In a historic decision, the US FDA (Food and Drug Administration) has approved the first clinical trial of its kind, testing whether pig organs can be safely implanted into humans. Six patients will be receiving kidneys from genetically modified pigs. The research community is  watching with great anticipation as the procedure holds the promise to supply organs to the thousands of patients eagerly waiting for a donor organ.  

From dream to science: humans with animal organs 

It may come as a surprise, but pig tissues are already routinely implanted in humans across the globe. Every year, some 60,000 patients in the US benefit from pig tissue transplants in the form of heart valves. These valves were first tested in rabbits, guinea pigs, dogs and rats, can  last for about 15 years and are much preferred to mechanical ones.  

Researchers are looking forward to the day when whole-organ animal-to-human transplants become just as common,  alleviating the severe shortages in transplant organs that affect hundreds of thousands of people today. Currently, less than 10% of the global organ transplantation need is met, according to the World Health Organization (WHO). Despite over 60 years of progress since the first organ transplant, insufficient organ preservation capabilities still place tight constraints on the availability of transplantable organs. The ability to replace organs and tissues on demand could save or improve millions of lives each year globally and create public health benefits on a par with curing cancer.  

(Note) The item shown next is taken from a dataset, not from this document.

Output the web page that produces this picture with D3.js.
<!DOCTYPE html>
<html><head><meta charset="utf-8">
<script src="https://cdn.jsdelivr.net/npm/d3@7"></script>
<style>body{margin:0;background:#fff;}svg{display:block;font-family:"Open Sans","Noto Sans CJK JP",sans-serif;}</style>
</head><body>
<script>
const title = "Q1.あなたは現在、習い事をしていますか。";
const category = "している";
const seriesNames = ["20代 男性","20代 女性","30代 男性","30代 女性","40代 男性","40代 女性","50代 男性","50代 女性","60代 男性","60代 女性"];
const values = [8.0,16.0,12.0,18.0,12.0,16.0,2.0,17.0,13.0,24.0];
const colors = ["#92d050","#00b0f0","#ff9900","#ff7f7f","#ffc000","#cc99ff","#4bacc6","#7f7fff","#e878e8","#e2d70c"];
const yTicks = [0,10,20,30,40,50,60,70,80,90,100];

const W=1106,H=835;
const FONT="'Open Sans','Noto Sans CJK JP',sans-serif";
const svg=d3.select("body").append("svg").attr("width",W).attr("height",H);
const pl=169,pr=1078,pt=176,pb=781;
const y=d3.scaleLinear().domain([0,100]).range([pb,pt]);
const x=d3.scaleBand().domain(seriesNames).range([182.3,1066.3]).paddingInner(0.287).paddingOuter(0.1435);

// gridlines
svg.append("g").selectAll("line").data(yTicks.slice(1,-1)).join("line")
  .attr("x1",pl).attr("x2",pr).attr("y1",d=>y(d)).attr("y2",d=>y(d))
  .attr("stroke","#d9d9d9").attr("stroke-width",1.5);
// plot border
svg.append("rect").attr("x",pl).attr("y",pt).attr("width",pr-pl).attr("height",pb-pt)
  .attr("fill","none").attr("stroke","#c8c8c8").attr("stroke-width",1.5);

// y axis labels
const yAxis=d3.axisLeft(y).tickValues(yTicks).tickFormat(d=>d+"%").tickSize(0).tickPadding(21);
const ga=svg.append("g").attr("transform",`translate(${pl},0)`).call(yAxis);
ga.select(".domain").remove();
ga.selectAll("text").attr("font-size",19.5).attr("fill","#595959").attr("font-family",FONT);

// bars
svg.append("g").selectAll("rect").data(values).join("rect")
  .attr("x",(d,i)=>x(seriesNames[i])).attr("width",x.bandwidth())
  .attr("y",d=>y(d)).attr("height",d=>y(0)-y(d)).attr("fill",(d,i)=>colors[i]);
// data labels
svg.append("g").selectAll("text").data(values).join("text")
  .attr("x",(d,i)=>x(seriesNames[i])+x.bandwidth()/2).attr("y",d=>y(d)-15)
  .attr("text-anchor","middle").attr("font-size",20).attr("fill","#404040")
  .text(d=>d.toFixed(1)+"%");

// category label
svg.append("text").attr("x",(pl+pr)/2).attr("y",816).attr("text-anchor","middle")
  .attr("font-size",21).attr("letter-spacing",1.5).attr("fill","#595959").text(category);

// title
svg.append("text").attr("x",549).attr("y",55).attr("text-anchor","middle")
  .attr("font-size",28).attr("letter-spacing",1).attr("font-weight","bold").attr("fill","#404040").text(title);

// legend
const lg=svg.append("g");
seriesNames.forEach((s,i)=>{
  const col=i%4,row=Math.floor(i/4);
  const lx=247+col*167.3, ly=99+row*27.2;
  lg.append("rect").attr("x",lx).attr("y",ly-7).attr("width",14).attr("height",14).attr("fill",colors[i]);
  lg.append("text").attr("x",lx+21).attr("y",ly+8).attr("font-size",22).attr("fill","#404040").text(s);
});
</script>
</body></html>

Using animal organs could be the answer surgeons are looking for. Xenotransplantations – animal-to-human transplants – have long been a dream of transplant surgeons. But moving from inert, denatured animal tissue to whole living organ transplants comes with different challenges altogether. It is far from the same procedure. Scientists have been working on this challenge since the 1960s, when surgeons first tried to fit humans with baboon and chimpanzee organs. Primate organs were subsequently replaced by those of pigs, which were deemed a better candidate animal.